“No one has ever seen a quark, and we believe that no one ever will. They are so tightly bound to each other inside the protons and neutrons that nothing can make them break out on their own. Why, then, do I believe in these invisible quarks? In summary, it’s because quarks make sense of a lot of direct physical evidence. I wish to engage in a similar strategy with regard to the unseen reality of God. His existence makes sense of many aspects of our knowledge and experience: the order and fruitfulness of the physical world; the multilayered character of reality; the almost universal human experiences of worship and hope; the phenomenon of Jesus Christ (including His resurrection). I think that very similar thought processes are involved in both cases. I do not believe that I shift in some strange intellectual way when I move from science to religion. In their search for truth, science and faith are intellectual cousins under the skin. Religious knowledge is more demanding than scientific knowledge. While it requires scrupulous attention to matters of truth, it also calls for the response of commitment to the truth discovered”
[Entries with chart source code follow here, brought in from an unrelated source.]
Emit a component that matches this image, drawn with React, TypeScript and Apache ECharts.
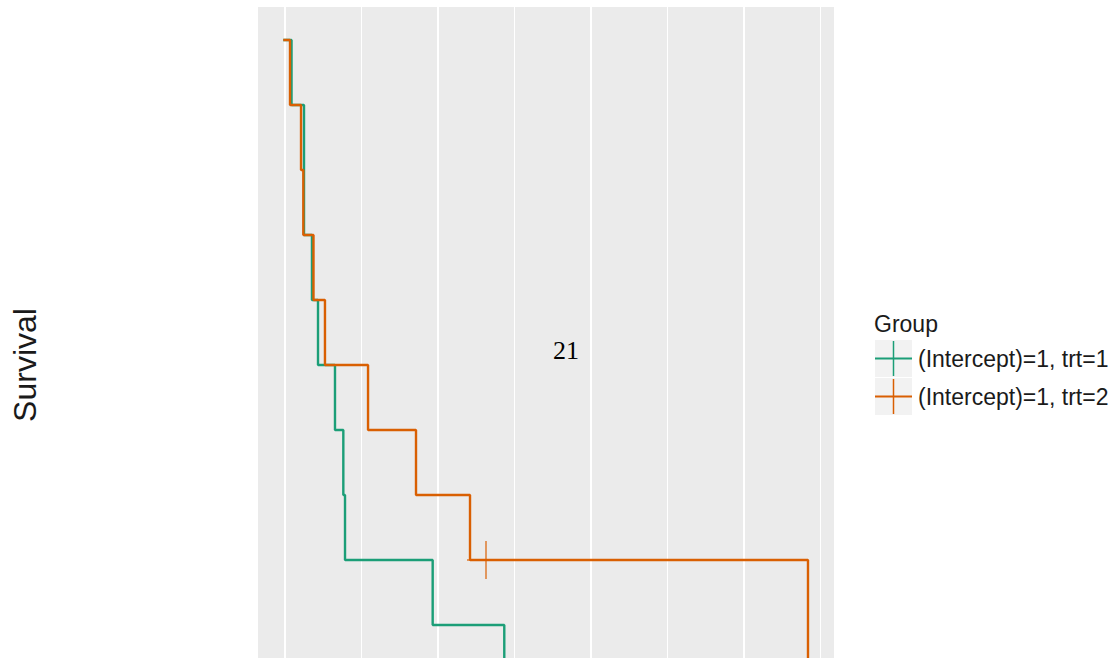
import React, { useEffect, useRef } from "react";
import * as echarts from "echarts";

// ---- data ----
const groupNames = ["(Intercept)=1, trt=1", "(Intercept)=1, trt=2"];
const groupColors = ["#1B9E77", "#D95F02"];

const trt1Time = [0, 9.2, 25.5, 35.9, 43.8, 66.0, 76.9, 79.1, 193.7, 287.3];
const trt1Surv = [1, 0.9, 0.7, 0.6, 0.5, 0.4, 0.3, 0.2, 0.1, 0];

const trt2Time = [0, 7.2, 21.6, 24.6, 37.9, 52.9, 109.2, 171.9, 242.5, 684.3];
const trt2Surv = [1, 0.9, 0.8, 0.7, 0.6, 0.5, 0.4, 0.3, 0.2, 0];

const trt2CensorTime = [263.4];
const trt2CensorSurv = [0.2];

const majorBreaks = [0, 200, 400, 600];
const minorBreaks = [100, 300, 500, 700];

// visible part of the panel (the panel continues below the window)
const xRange = [-34.64, 718.3];
const yRange = [0.0492, 1.0508];

const yTitle = "Survival";
const legendTitle = "Group";
const annotationText = "21";

const plusPath =
  "path://M18.25,0h1.5v18.25h18.25v1.5h-18.25v18.25h-1.5v-18.25h-18.25v-1.5h18.25z";

export default function App() {
  const ref = useRef<HTMLDivElement>(null);

  useEffect(() => {
    if (!ref.current) return;
    const chart = echarts.init(ref.current, undefined, { renderer: "svg" });

    const pairs = (xs: number[], ys: number[]) => xs.map((x, i) => [x, ys[i]]);

    const legendGraphics: any[] = [];
    const keyTop = [340, 378];
    groupNames.forEach((name, i) => {
      const top = keyTop[i];
      const cy = top + 18.5;
      legendGraphics.push(
        {
          type: "rect",
          shape: { x: 875, y: top, width: 37, height: 37 },
          style: { fill: "#F2F2F2" },
        },
        {
          type: "line",
          shape: { x1: 875, y1: cy, x2: 912, y2: cy },
          style: { stroke: groupColors[i], lineWidth: 2.2 },
        },
        {
          type: "line",
          shape: { x1: 893.5, y1: top + 1, x2: 893.5, y2: top + 36 },
          style: { stroke: groupColors[i], lineWidth: 1.5 },
        },
        {
          type: "text",
          x: 918,
          y: cy,
          style: {
            text: name,
            fill: "#1A1A1A",
            font: "23px 'Liberation Sans', Arial, sans-serif",
            align: "left",
            verticalAlign: "middle",
          },
        }
      );
    });

    const option: any = {
      animation: false,
      backgroundColor: "#FFFFFF",
      grid: {
        left: 258,
        top: 7,
        width: 576,
        bottom: 0,
        show: true,
        backgroundColor: "#EBEBEB",
        borderWidth: 0,
        containLabel: false,
      },
      xAxis: {
        type: "value",
        min: xRange[0],
        max: xRange[1],
        axisLine: { show: false },
        axisTick: { show: false },
        axisLabel: { show: false },
        splitLine: { show: false },
      },
      yAxis: {
        type: "value",
        min: yRange[0],
        max: yRange[1],
        axisLine: { show: false },
        axisTick: { show: false },
        axisLabel: { show: false },
        splitLine: { show: false },
      },
      series: [
        {
          name: groupNames[0],
          type: "line",
          step: "end",
          showSymbol: false,
          clip: true,
          data: pairs(trt1Time, trt1Surv),
          lineStyle: { color: groupColors[0], width: 2.4, cap: "square" },
          itemStyle: { color: groupColors[0] },
          z: 3,
          markLine: {
            silent: true,
            z: 1,
            symbol: ["none", "none"],
            label: { show: false },
            animation: false,
            data: [
              ...majorBreaks.map((v) => ({
                xAxis: v,
                lineStyle: { color: "#FFFFFF", width: 2, type: "solid" },
              })),
              ...minorBreaks.map((v) => ({
                xAxis: v,
                lineStyle: { color: "#FFFFFF", width: 1, type: "solid" },
              })),
            ],
          },
        },
        {
          name: groupNames[1],
          type: "line",
          step: "end",
          showSymbol: false,
          clip: true,
          data: pairs(trt2Time, trt2Surv),
          lineStyle: { color: groupColors[1], width: 2.4, cap: "square" },
          itemStyle: { color: groupColors[1] },
          z: 4,
        },
        {
          name: groupNames[1] + " censored",
          type: "scatter",
          data: pairs(trt2CensorTime, trt2CensorSurv),
          symbol: plusPath,
          symbolSize: 38,
          itemStyle: { color: groupColors[1] },
          z: 5,
        },
      ],
      graphic: [
        {
          type: "text",
          x: 25,
          y: 365,
          rotation: Math.PI / 2,
          style: {
            text: yTitle,
            fill: "#1A1A1A",
            font: "32px 'Liberation Sans', Arial, sans-serif",
            align: "center",
            verticalAlign: "middle",
          },
        },
        {
          type: "text",
          x: 874,
          y: 324,
          style: {
            text: legendTitle,
            fill: "#1A1A1A",
            font: "23px 'Liberation Sans', Arial, sans-serif",
            align: "left",
            verticalAlign: "middle",
          },
        },
        ...legendGraphics,
        {
          type: "text",
          x: 566,
          y: 350,
          z: 10,
          style: {
            text: annotationText,
            fill: "#000000",
            font: "26px 'Liberation Serif', 'Times New Roman', serif",
            align: "center",
            verticalAlign: "middle",
          },
        },
      ],
    };

    chart.setOption(option);
    return () => chart.dispose();
  }, []);

  return (
    <div
      ref={ref}
      style={{ position: "fixed", left: 0, top: 0, width: 1118, height: 658 }}
    />
  );
}
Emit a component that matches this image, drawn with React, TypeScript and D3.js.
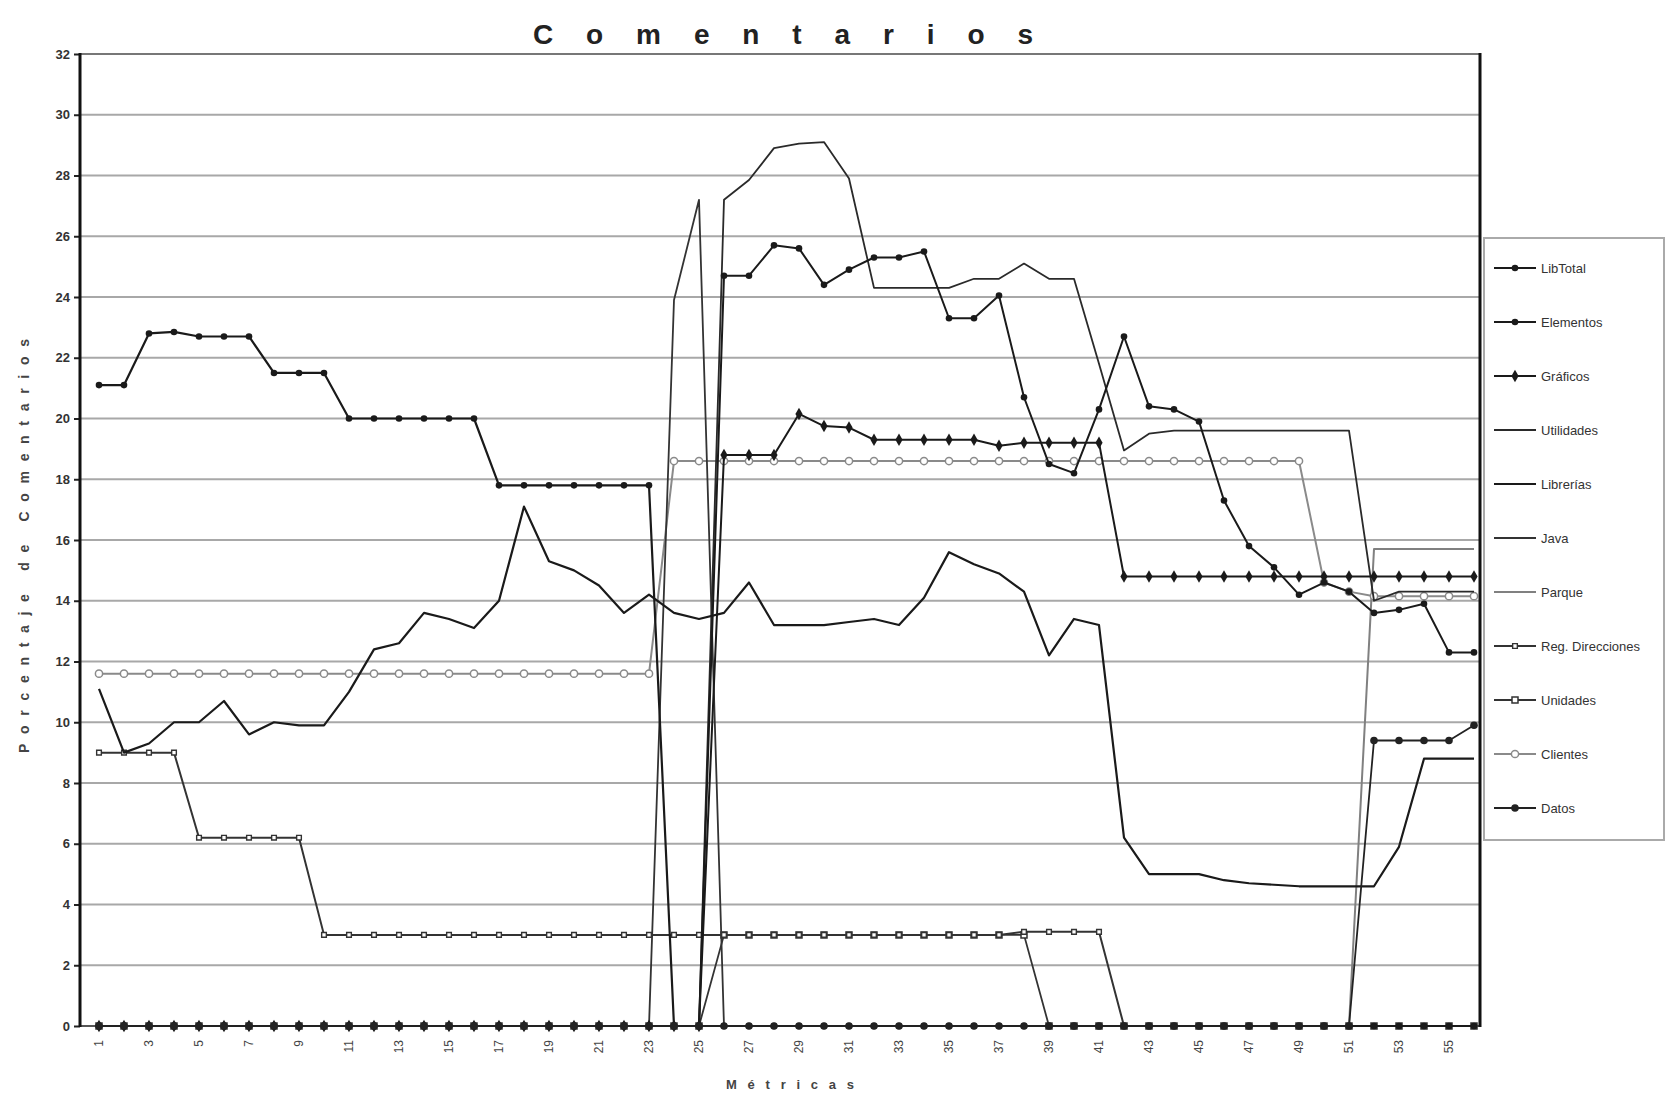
import { useEffect, useRef } from "react";
import * as d3 from "d3";

// Métricas 1..56 (x categories)
const metricas = [
  1, 2, 3, 4, 5, 6, 7, 8, 9, 10, 11, 12, 13, 14, 15, 16, 17, 18, 19, 20,
  21, 22, 23, 24, 25, 26, 27, 28, 29, 30, 31, 32, 33, 34, 35, 36, 37, 38, 39, 40,
  41, 42, 43, 44, 45, 46, 47, 48, 49, 50, 51, 52, 53, 54, 55, 56,
];
const xTickLabels = [1, 3, 5, 7, 9, 11, 13, 15, 17, 19, 21, 23, 25, 27, 29, 31, 33, 35, 37, 39, 41, 43, 45, 47, 49, 51, 53, 55];
const yTicks = [0, 2, 4, 6, 8, 10, 12, 14, 16, 18, 20, 22, 24, 26, 28, 30, 32];

const legendNames = [
  "LibTotal", "Elementos", "Gráficos", "Utilidades", "Librerías", "Java",
  "Parque", "Reg. Direcciones", "Unidades", "Clientes", "Datos",
];

// % de comentarios por métrica
const libTotal = [
  0, 0, 0, 0, 0, 0, 0, 0, 0, 0,
  0, 0, 0, 0, 0, 0, 0, 0, 0, 0,
  0, 0, 0, 0, 0, 24.7, 24.7, 25.7, 25.6, 24.4,
  24.9, 25.3, 25.3, 25.5, 23.3, 23.3, 24.05, 20.7, 18.5, 18.2,
  20.3, 22.7, 20.4, 20.3, 19.9, 17.3, 15.8, 15.1, 14.2, 14.6,
  14.3, 13.6, 13.7, 13.9, 12.3, 12.3,
];
const elementos = [
  21.1, 21.1, 22.8, 22.85, 22.7, 22.7, 22.7, 21.5, 21.5, 21.5,
  20.0, 20.0, 20.0, 20.0, 20.0, 20.0, 17.8, 17.8, 17.8, 17.8,
  17.8, 17.8, 17.8, 0, 0, 0, 0, 0, 0, 0,
  0, 0, 0, 0, 0, 0, 0, 0, 0, 0,
  0, 0, 0, 0, 0, 0, 0, 0, 0, 0,
  0, 0, 0, 0, 0, 0,
];
const graficos = [
  0, 0, 0, 0, 0, 0, 0, 0, 0, 0,
  0, 0, 0, 0, 0, 0, 0, 0, 0, 0,
  0, 0, 0, 0, 0, 18.8, 18.8, 18.8, 20.15, 19.75,
  19.7, 19.3, 19.3, 19.3, 19.3, 19.3, 19.1, 19.2, 19.2, 19.2,
  19.2, 14.8, 14.8, 14.8, 14.8, 14.8, 14.8, 14.8, 14.8, 14.8,
  14.8, 14.8, 14.8, 14.8, 14.8, 14.8,
];
const utilidades = [
  0, 0, 0, 0, 0, 0, 0, 0, 0, 0,
  0, 0, 0, 0, 0, 0, 0, 0, 0, 0,
  0, 0, 0, 0, 0, 27.2, 27.85, 28.9, 29.05, 29.1,
  27.9, 24.3, 24.3, 24.3, 24.3, 24.6, 24.6, 25.1, 24.6, 24.6,
  21.8, 18.95, 19.5, 19.6, 19.6, 19.6, 19.6, 19.6, 19.6, 19.6,
  19.6, 14.0, 14.3, 14.3, 14.3, 14.3,
];
const librerias = [
  11.1, 9.0, 9.3, 10.0, 10.0, 10.7, 9.6, 10.0, 9.9, 9.9,
  11.0, 12.4, 12.6, 13.6, 13.4, 13.1, 14.0, 17.1, 15.3, 15.0,
  14.5, 13.6, 14.2, 13.6, 13.4, 13.6, 14.6, 13.2, 13.2, 13.2,
  13.3, 13.4, 13.2, 14.1, 15.6, 15.2, 14.9, 14.3, 12.2, 13.4,
  13.2, 6.2, 5.0, 5.0, 5.0, 4.8, 4.7, 4.65, 4.6, 4.6,
  4.6, 4.6, 5.9, 8.8, 8.8, 8.8,
];
const java = [
  0, 0, 0, 0, 0, 0, 0, 0, 0, 0,
  0, 0, 0, 0, 0, 0, 0, 0, 0, 0,
  0, 0, 0, 23.9, 27.2, 0, 0, 0, 0, 0,
  0, 0, 0, 0, 0, 0, 0, 0, 0, 0,
  0, 0, 0, 0, 0, 0, 0, 0, 0, 0,
  0, 0, 0, 0, 0, 0,
];
const parque = [
  0, 0, 0, 0, 0, 0, 0, 0, 0, 0,
  0, 0, 0, 0, 0, 0, 0, 0, 0, 0,
  0, 0, 0, 0, 0, 0, 0, 0, 0, 0,
  0, 0, 0, 0, 0, 0, 0, 0, 0, 0,
  0, 0, 0, 0, 0, 0, 0, 0, 0, 0,
  0, 15.7, 15.7, 15.7, 15.7, 15.7,
];
const regDirecciones = [
  9.0, 9.0, 9.0, 9.0, 6.2, 6.2, 6.2, 6.2, 6.2, 3.0,
  3.0, 3.0, 3.0, 3.0, 3.0, 3.0, 3.0, 3.0, 3.0, 3.0,
  3.0, 3.0, 3.0, 3.0, 3.0, 3.0, 3.0, 3.0, 3.0, 3.0,
  3.0, 3.0, 3.0, 3.0, 3.0, 3.0, 3.0, 3.1, 3.1, 3.1,
  3.1, 0, 0, 0, 0, 0, 0, 0, 0, 0,
  0, 0, 0, 0, 0, 0,
];
const unidades = [
  0, 0, 0, 0, 0, 0, 0, 0, 0, 0,
  0, 0, 0, 0, 0, 0, 0, 0, 0, 0,
  0, 0, 0, 0, 0, 3.0, 3.0, 3.0, 3.0, 3.0,
  3.0, 3.0, 3.0, 3.0, 3.0, 3.0, 3.0, 3.0, 0, 0,
  0, 0, 0, 0, 0, 0, 0, 0, 0, 0,
  0, 0, 0, 0, 0, 0,
];
const clientes = [
  11.6, 11.6, 11.6, 11.6, 11.6, 11.6, 11.6, 11.6, 11.6, 11.6,
  11.6, 11.6, 11.6, 11.6, 11.6, 11.6, 11.6, 11.6, 11.6, 11.6,
  11.6, 11.6, 11.6, 18.6, 18.6, 18.6, 18.6, 18.6, 18.6, 18.6,
  18.6, 18.6, 18.6, 18.6, 18.6, 18.6, 18.6, 18.6, 18.6, 18.6,
  18.6, 18.6, 18.6, 18.6, 18.6, 18.6, 18.6, 18.6, 18.6, 14.6,
  14.3, 14.15, 14.15, 14.15, 14.15, 14.15,
];
const datos = [
  0, 0, 0, 0, 0, 0, 0, 0, 0, 0,
  0, 0, 0, 0, 0, 0, 0, 0, 0, 0,
  0, 0, 0, 0, 0, 0, 0, 0, 0, 0,
  0, 0, 0, 0, 0, 0, 0, 0, 0, 0,
  0, 0, 0, 0, 0, 0, 0, 0, 0, 0,
  0, 9.4, 9.4, 9.4, 9.4, 9.9,
];

export default function App() {
  const ref = useRef<SVGSVGElement>(null);

  useEffect(() => {
    const width = 1675;
    const height = 1096;
    const plotLeft = 80;
    const plotRight = 1480;
    const font = "'Liberation Sans', Arial, sans-serif";

    const svg = d3.select(ref.current);
    svg.selectAll("*").remove();
    svg.attr("width", width).attr("height", height).attr("viewBox", [0, 0, width, height]);

    svg.append("rect").attr("width", width).attr("height", height).attr("fill", "#fff");

    const x = d3.scalePoint<number>().domain(metricas).range([99, 1474]);
    const y = d3.scaleLinear([0, 32], [1026, 54]);

    // gridlines
    svg.append("g")
      .selectAll("line")
      .data(yTicks.filter(d => d > 0 && d < 32))
      .join("line")
      .attr("x1", plotLeft).attr("x2", plotRight)
      .attr("y1", d => y(d)).attr("y2", d => y(d))
      .attr("stroke", "#a8a8a8").attr("stroke-width", 2);

    // frame
    svg.append("line").attr("x1", plotLeft).attr("x2", plotRight).attr("y1", y(32)).attr("y2", y(32))
      .attr("stroke", "#777").attr("stroke-width", 2);
    svg.append("line").attr("x1", plotLeft).attr("x2", plotRight).attr("y1", y(0)).attr("y2", y(0))
      .attr("stroke", "#555").attr("stroke-width", 2);

    // y axis
    svg.append("g")
      .attr("transform", `translate(${plotLeft},0)`)
      .call(d3.axisLeft(y).tickValues(yTicks).tickSize(6).tickPadding(4).tickFormat(d3.format("d")))
      .call(g => g.select(".domain").remove())
      .call(g => g.selectAll(".tick line").attr("stroke", "#222").attr("stroke-width", 2))
      .call(g => g.selectAll(".tick text")
        .attr("font-family", font).attr("font-size", 13).attr("font-weight", "bold").attr("fill", "#333"));

    // x tick labels (rotated)
    svg.append("g")
      .selectAll("text")
      .data(xTickLabels)
      .join("text")
      .attr("transform", d => `translate(${x(d)},1040) rotate(-90)`)
      .attr("text-anchor", "end")
      .attr("dy", "0.35em")
      .attr("font-family", font).attr("font-size", 12).attr("fill", "#444")
      .text(d => d);

    const series = [
      { name: legendNames[6], values: parque, color: "#808080", width: 2, marker: "none" },
      { name: legendNames[9], values: clientes, color: "#8a8a8a", width: 2, marker: "openCircle" },
      { name: legendNames[5], values: java, color: "#333", width: 1.8, marker: "none" },
      { name: legendNames[8], values: unidades, color: "#333", width: 1.8, marker: "openSquare" },
      { name: legendNames[7], values: regDirecciones, color: "#333", width: 2, marker: "openSmall" },
      { name: legendNames[3], values: utilidades, color: "#2a2a2a", width: 1.8, marker: "none" },
      { name: legendNames[4], values: librerias, color: "#1a1a1a", width: 2.2, marker: "none" },
      { name: legendNames[2], values: graficos, color: "#1a1a1a", width: 2, marker: "diamond" },
      { name: legendNames[0], values: libTotal, color: "#1a1a1a", width: 2, marker: "dot" },
      { name: legendNames[1], values: elementos, color: "#1a1a1a", width: 2.2, marker: "dot" },
      { name: legendNames[10], values: datos, color: "#222", width: 1.8, marker: "bigDot" },
    ];

    function drawMarker(g: any, type: string, cx: number, cy: number, color: string) {
      if (type === "dot") {
        g.append("circle").attr("cx", cx).attr("cy", cy).attr("r", 3.3).attr("fill", color);
      } else if (type === "bigDot") {
        g.append("circle").attr("cx", cx).attr("cy", cy).attr("r", 3.8).attr("fill", color);
      } else if (type === "diamond") {
        g.append("path").attr("transform", `translate(${cx},${cy})`)
          .attr("d", d3.symbol(d3.symbolDiamond, 45)()).attr("fill", color);
      } else if (type === "openSquare") {
        g.append("path").attr("transform", `translate(${cx},${cy})`)
          .attr("d", d3.symbol(d3.symbolSquare, 36)()).attr("fill", "#fff").attr("stroke", color).attr("stroke-width", 1.5);
      } else if (type === "openCircle") {
        g.append("circle").attr("cx", cx).attr("cy", cy).attr("r", 3.6)
          .attr("fill", "#fff").attr("stroke", color).attr("stroke-width", 1.5);
      } else if (type === "openSmall") {
        g.append("path").attr("transform", `translate(${cx},${cy})`)
          .attr("d", d3.symbol(d3.symbolSquare, 22)()).attr("fill", "#fff").attr("stroke", color).attr("stroke-width", 1.4);
      }
    }

    const line = d3.line<number>()
      .x((_, i) => x(metricas[i]) as number)
      .y(d => y(d));

    const plot = svg.append("g");
    series.forEach(s => {
      const g = plot.append("g");
      g.append("path")
        .attr("fill", "none")
        .attr("stroke", s.color)
        .attr("stroke-width", s.width)
        .attr("stroke-linejoin", "round")
        .attr("d", line(s.values));
      if (s.marker !== "none") {
        s.values.forEach((v, i) => drawMarker(g, s.marker, x(metricas[i]) as number, y(v), s.color));
      }
    });

    // plot left and right borders (drawn over lines)
    svg.append("line").attr("x1", plotLeft).attr("x2", plotLeft).attr("y1", y(32) - 1).attr("y2", y(0) + 1)
      .attr("stroke", "#111").attr("stroke-width", 3);
    svg.append("line").attr("x1", plotRight).attr("x2", plotRight).attr("y1", y(32) - 1).attr("y2", y(0) + 1)
      .attr("stroke", "#111").attr("stroke-width", 3);

    // title
    svg.append("text")
      .attr("x", 783).attr("y", 44)
      .attr("text-anchor", "middle")
      .attr("font-family", font).attr("font-size", 28).attr("font-weight", "bold").attr("fill", "#222")
      .attr("textLength", 500).attr("lengthAdjust", "spacing")
      .text("Comentarios");

    // axis titles
    svg.append("text")
      .attr("transform", "translate(29,546) rotate(-90)")
      .attr("text-anchor", "middle")
      .attr("font-family", font).attr("font-size", 14).attr("font-weight", "bold").attr("fill", "#444")
      .attr("textLength", 414).attr("lengthAdjust", "spacing")
      .text("Porcentaje de Comentarios");

    svg.append("text")
      .attr("x", 790).attr("y", 1089)
      .attr("text-anchor", "middle")
      .attr("font-family", font).attr("font-size", 13).attr("font-weight", "bold").attr("fill", "#444")
      .attr("textLength", 128).attr("lengthAdjust", "spacing")
      .text("Métricas");

    // legend
    const legend = svg.append("g");
    legend.append("rect")
      .attr("x", 1484).attr("y", 238).attr("width", 180).attr("height", 602)
      .attr("fill", "#fff").attr("stroke", "#aaa").attr("stroke-width", 2);
    const legendStyle = legendNames.map(n => series.find(s => s.name === n)!);
    const ly = d3.scalePoint<number>().domain(d3.range(legendNames.length)).range([268, 808]);
    legendStyle.forEach((s, i) => {
      const g = legend.append("g");
      const yy = ly(i) as number;
      g.append("line").attr("x1", 1494).attr("x2", 1536).attr("y1", yy).attr("y2", yy)
        .attr("stroke", s.color).attr("stroke-width", s.width);
      if (s.marker !== "none") drawMarker(g, s.marker, 1515, yy, s.color);
      g.append("text")
        .attr("x", 1541).attr("y", yy).attr("dy", "0.35em")
        .attr("font-family", font).attr("font-size", 13).attr("fill", "#333")
        .text(s.name);
    });
  }, []);

  return <svg ref={ref} style={{ position: "absolute", left: 0, top: 0 }}></svg>;
}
Polkinghorne - Mathematical physicist - Cambridge
As we can see from the determined path of atheists, materialism is clung to in spite of a profound lack of evidence; atheism is clung to in spite of the fact that evidence points toward Creator God and away from naturalism.
Atheism is not a scientific stance.
Atheism is a deep and desperate philosophical and spiritual desire to ignore one’s accountability to our Creator.